Emirates Airlines is working to get its passenger operations to South Africa back on track, boosting flights and planning the reintroduction of a daily Airbus A380 service on its Johannesburg route from the end of the month. While clearly optimistic, the airline is taking a cautious and balanced approach to rebuilding capacity and monitoring demand.
Sharing details of the carrier’s re-entry strategy, Regional Manager Southern Africa, Afzal Parambil, told Tourism Update that the main focus at the moment was to maintain and grow load factors. “And we’re watching that very closely. We are already seeing a healthy surge in demand across our three gateways – Durban, Cape Town and Johannesburg – and hope that, in the longer term and based on our performance, we can expand our presence to pre-pandemic levels.”
The carrier has expanded its weekly schedule to South Africa to 28 flights from this month. Double-daily flights to Johannesburg are scheduled from December 1, and daily flights to Cape Town and Durban. It will be the airline’s largest weekly schedule to South Africa since the start of the pandemic. From January, it plans to add a second A380 on its Johannesburg route.
Trade partnerships on track
Parambil said the airline was working actively with its trade partners in South Africa to rebuild leisure and corporate business. Dubai remained a popular holiday gateway, he explained, and Emirates had also resuscitated its commercial relationship with SAAto collect more traffic from connecting markets on the new SAA’s revised route network.
“We have empowered our trade partners to deliver even better customer experiences on Emirates Gateway, including access to the widest range of Emirates fare products, differentiated pricing, such as dedicated promotional fares and pre-sales, enhanced customer servicing and experiences, and differentiated pricing for selected ancillary services, and faster access to new ancillary products.”

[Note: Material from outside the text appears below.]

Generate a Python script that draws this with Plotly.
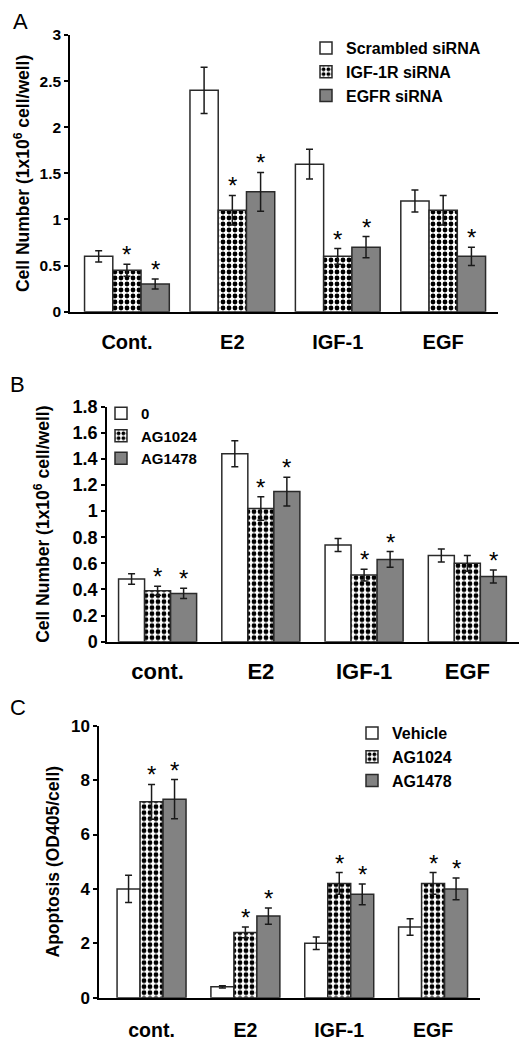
import plotly.graph_objects as go

# The page body adds an 8px margin; the figure is sized so that the page
# matches the 527x1050 reference, and positions below are page pixels.
PAGE_OFF = 8
W, H = 527 - PAGE_OFF, 1050 - PAGE_OFF
FONT = "Liberation Sans, Arial, sans-serif"

# ---------------- data ----------------
# Panel A
cats_a = ["Cont.", "E2", "IGF-1", "EGF"]
names_a = ["Scrambled siRNA", "IGF-1R siRNA", "EGFR siRNA"]
a_scr = [0.6, 2.4, 1.6, 1.2]
a_scr_err = [0.06, 0.25, 0.16, 0.12]
a_igf1r = [0.45, 1.1, 0.6, 1.1]
a_igf1r_err = [0.065, 0.16, 0.085, 0.16]
a_egfr = [0.3, 1.3, 0.7, 0.6]
a_egfr_err = [0.055, 0.21, 0.115, 0.10]
a_sig = [[0, 0, 0, 0], [1, 1, 1, 0], [1, 1, 1, 1]]

# Panel B
cats_b = ["cont.", "E2", "IGF-1", "EGF"]
names_b = ["0", "AG1024", "AG1478"]
b_0 = [0.48, 1.44, 0.74, 0.66]
b_0_err = [0.04, 0.10, 0.05, 0.05]
b_ag1024 = [0.39, 1.02, 0.51, 0.60]
b_ag1024_err = [0.035, 0.09, 0.045, 0.06]
b_ag1478 = [0.37, 1.15, 0.63, 0.50]
b_ag1478_err = [0.04, 0.11, 0.06, 0.05]
b_sig = [[0, 0, 0, 0], [1, 1, 1, 0], [1, 1, 1, 1]]

# Panel C
cats_c = ["cont.", "E2", "IGF-1", "EGF"]
names_c = ["Vehicle", "AG1024", "AG1478"]
c_veh = [4.0, 0.4, 2.0, 2.6]
c_veh_err = [0.5, 0.04, 0.23, 0.3]
c_ag1024 = [7.2, 2.4, 4.2, 4.2]
c_ag1024_err = [0.64, 0.2, 0.4, 0.4]
c_ag1478 = [7.3, 3.0, 3.8, 4.0]
c_ag1478_err = [0.72, 0.3, 0.38, 0.4]
c_sig = [[0, 0, 0, 0], [1, 1, 1, 1], [1, 1, 1, 1]]

# ---------------- styling ----------------
OUTLINE = dict(color="#2a2a2a", width=1.5)
GRAY = "#828282"


def styles():
    return [
        dict(color="white", line=OUTLINE),
        dict(color="white", line=OUTLINE,
             pattern=dict(shape=".", fgcolor="black", bgcolor="white",
                          size=6, solidity=0.5, fillmode="replace")),
        dict(color=GRAY, line=OUTLINE),
    ]


def px_x(x):
    return (x - PAGE_OFF) / W


def px_y(y):
    return 1 - (y - PAGE_OFF) / H


def xd(l, r):
    return [px_x(l), px_x(r)]


def yd(top, bottom):
    return [px_y(bottom), px_y(top)]


panels = [
    dict(cats=cats_a, names=names_a, vals=[a_scr, a_igf1r, a_egfr],
         errs=[a_scr_err, a_igf1r_err, a_egfr_err], sig=a_sig,
         xdom=xd(70, 498), ydom=yd(35, 311.7), xrange=[-0.54, 3.52],
         yrange=[0, 3], dtick=0.5, bw=0.268, tickfs=15.5, catfs=20,
         title="Cell Number (1x10<sup>6</sup> cell/well)", titlefs=17.5,
         standoff=5, catgap=12, legend_xy=(306, 31), legfs=16,
         letter="A", letter_xy=(11, 21)),
    dict(cats=cats_b, names=names_b, vals=[b_0, b_ag1024, b_ag1478],
         errs=[b_0_err, b_ag1024_err, b_ag1478_err], sig=b_sig,
         xdom=xd(107, 520), ydom=yd(406.7, 641.7), xrange=[-0.49, 3.51],
         yrange=[0, 1.8], dtick=0.2, bw=0.252, tickfs=18, catfs=22,
         title="Cell Number (1x10<sup>6</sup> cell/well)", titlefs=17.5,
         standoff=18, catgap=9, legend_xy=(101, 397), legfs=15,
         letter="B", letter_xy=(8, 385)),
    dict(cats=cats_c, names=names_c, vals=[c_veh, c_ag1024, c_ag1478],
         errs=[c_veh_err, c_ag1024_err, c_ag1478_err], sig=c_sig,
         xdom=xd(99, 480), ydom=yd(725.7, 997.7), xrange=[-0.56, 3.5],
         yrange=[0, 10], dtick=2, bw=0.245, tickfs=17, catfs=19.5,
         title="Apoptosis (OD405/cell)", titlefs=17.5,
         standoff=7, catgap=14, legend_xy=(352, 716), legfs=16,
         letter="C", letter_xy=(8, 707)),
]

fig = go.Figure()
annotations = []
layout = dict(
    width=W, height=H, margin=dict(l=0, r=0, t=0, b=0),
    paper_bgcolor="white", plot_bgcolor="white",
    barmode="overlay", font=dict(family=FONT, color="black"),
)

for pi, p in enumerate(panels):
    sfx = "" if pi == 0 else str(pi + 1)
    xa, ya = "x" + sfx, "y" + sfx
    leg = "legend" + sfx
    st = styles()
    bw = p["bw"]
    for k in range(3):
        off = (k - 1.5) * bw
        fig.add_trace(go.Bar(
            x=p["cats"], y=p["vals"][k], name=p["names"][k],
            width=bw, offset=off, marker=st[k],
            error_y=dict(type="data", array=p["errs"][k], visible=True,
                         color="#1a1a1a", thickness=1.5, width=3.5),
            xaxis=xa, yaxis=ya, legend=leg,
        ))
        for i in range(len(p["cats"])):
            if p["sig"][k][i]:
                annotations.append(dict(
                    x=i + (k - 1) * bw, y=p["vals"][k][i] + p["errs"][k][i],
                    xref=xa, yref=ya, text="*", showarrow=False,
                    yanchor="bottom", yshift=-6,
                    font=dict(family=FONT, size=24, color="black"),
                ))
    layout["xaxis" + sfx] = dict(
        domain=p["xdom"], anchor=ya, type="category", range=p["xrange"],
        showline=True, linecolor="black", linewidth=1.5,
        ticks="outside", ticklen=p["catgap"], tickcolor="rgba(0,0,0,0)",
        showgrid=False, zeroline=False, automargin=False,
        tickfont=dict(family=FONT, size=p["catfs"], weight="bold", color="black"),
    )
    layout["yaxis" + sfx] = dict(
        domain=p["ydom"], anchor=xa, range=p["yrange"], dtick=p["dtick"],
        showline=True, linecolor="black", linewidth=1.5, ticks="outside",
        ticklen=4, tickwidth=1.5, tickcolor="black",
        showgrid=False, zeroline=False, automargin=False,
        tickfont=dict(family=FONT, size=p["tickfs"], weight="bold", color="black"),
        title=dict(text=p["title"], standoff=p["standoff"],
                   font=dict(family=FONT, size=p["titlefs"], weight="bold", color="black")),
    )
    lx, ly = p["legend_xy"]
    layout[leg] = dict(
        x=px_x(lx), y=px_y(ly), xanchor="left", yanchor="top",
        bgcolor="rgba(0,0,0,0)", itemclick=False,
        font=dict(family=FONT, size=p["legfs"], weight="bold", color="black"),
    )
    lx2, ly2 = p["letter_xy"]
    annotations.append(dict(
        x=px_x(lx2), y=px_y(ly2), xref="paper", yref="paper",
        text=p["letter"], showarrow=False, xanchor="left", yanchor="middle",
        font=dict(family=FONT, size=22, color="black"),
    ))

layout["annotations"] = annotations
fig.update_layout(**layout)
fig.write_html("out.html")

Concerning Emirates’ interline agreements, Parambil said its existing partnerships with Airlink, CemAir and FlySafair, as well as SAA, added access to 79 cities beyond its gateways in South Africa across the continent.
More A380 services resume
By the end of November, the carrier will have reinstated A380 services to 27 cities and is on track to bring more than 50 of its A380s back into service by the end of the year. It also plans to reopen its airport lounge in Johannesburg later this month.

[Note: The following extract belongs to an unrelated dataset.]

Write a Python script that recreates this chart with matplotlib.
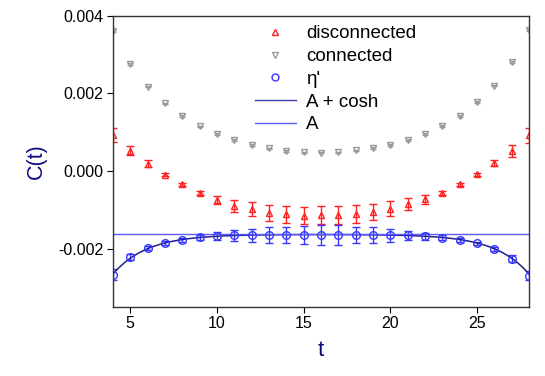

Looking ahead, Parambil said EK had already recovered 90% of its pre-pandemic network and planned to restore 70% of capacity by the close of 2021.

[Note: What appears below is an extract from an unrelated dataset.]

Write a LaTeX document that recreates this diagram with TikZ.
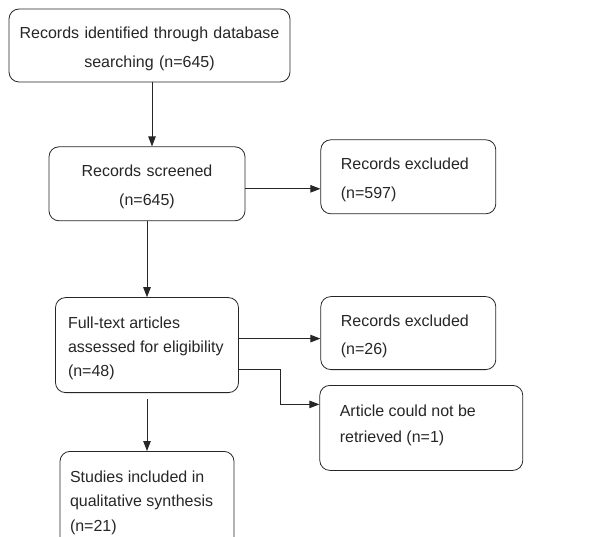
\documentclass[tikz,border=0pt]{standalone}
\usepackage{fontspec}
\setmainfont{Liberation Sans}
\usetikzlibrary{arrows.meta, positioning}

\begin{document}
\begin{tikzpicture}[x=1pt, y=1pt, >={Triangle[length=10pt, width=7.5pt]},
        box/.style={draw=black!85, rectangle, rounded corners=10pt, line width=0.8pt, text=black!85, font=\fontsize{16}{28.5}\selectfont, execute at begin node={\rule{0pt}{18pt}}},
        flow/.style={->, line width=0.8pt, draw=black!85}]

    \useasboundingbox (0,0) rectangle (613,-537);

    % Main column of the flowchart
    \node[box, align=center, text width=270pt, inner xsep=5.5pt, minimum height=73pt] (ident) at (149.5,-45.5) {Records identified through database\\searching (n=645)};
    \node[box, align=center, text width=185pt, inner xsep=5.5pt, minimum height=74pt, below=64pt of ident, xshift=-2.5pt] (screen) {Records screened\\(n=645)};
    \node[box, align=flush left, text width=158pt, inner xsep=12.5pt, minimum height=95pt, font=\fontsize{16}{24.3}\selectfont, below=76pt of screen] (fulltext) {Full-text articles\\assessed for eligibility\\(n=48)};
    \node[box, align=flush left, text width=154pt, inner xsep=10pt, minimum height=96pt, font=\fontsize{16}{24.3}\selectfont, below=58pt of fulltext] (incl) {Studies included in\\qualitative synthesis\\(n=21)};

    % Excluded records on the right
    \node[box, align=flush left, text width=135pt, inner xsep=20pt, minimum height=74pt, right=75pt of screen, yshift=7pt] (excl1) {Records excluded\\(n=597)};
    \node[box, align=flush left, text width=135pt, inner xsep=20pt, minimum height=73pt, right=81.5pt of fulltext, yshift=12pt] (excl2) {Records excluded\\(n=26)};
    \node[box, align=flush left, text width=163pt, inner xsep=20pt, minimum height=85pt, font=\fontsize{16}{26.5}\selectfont, execute at begin node={}, execute at end node={\rule[-15pt]{0pt}{15pt}}, below=15pt of excl2, xshift=13pt] (retr) {Article could not be\\retrieved (n=1)};

    % Connectors
    \draw[flow] ([xshift=2.5pt]ident.south) -- ([xshift=2.5pt]ident.south |- screen.north);
    \draw[flow] ([yshift=-5pt]screen.east) -- ([yshift=-5pt]screen.east -| excl1.west);
    \draw[flow] (screen.south) -- (fulltext.north);
    \draw[flow] ([yshift=6.5pt]fulltext.east) -- ([yshift=6.5pt]fulltext.east -| excl2.west);
    \draw[flow] ([yshift=-24.5pt]fulltext.east) -- ++(41pt,0) |- ([yshift=23.5pt]retr.west);
    \draw[flow] ([yshift=-6pt]fulltext.south) -- (incl.north);
\end{tikzpicture}
\end{document}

While Emirates’ operation reflects confidence, a full-scale recovery will take time and buy-in from trade partners and the travelling public.
“COVID-19 has created a state of play in the industry that is unprecedented in scale, and Emirates has had to navigate the complexities of extensive travel and border restrictions along with a number of other challenges. Today we have reinstated flights to over 120 cities globally, with safe and convenient connections via our Dubai hub,” he said.
“We are optimistic about demand improving even further as we move through 2021 into 2022, and we are on standby to ramp up our operations across the network even further and support South Africa’s tourism recovery as travellers once again head out to discover the world. We’re also seeing strong bookings to and from Dubai for the back half of this year and for next year, demonstrating the diversity of Dubai’s offering for leisure and business travellers.”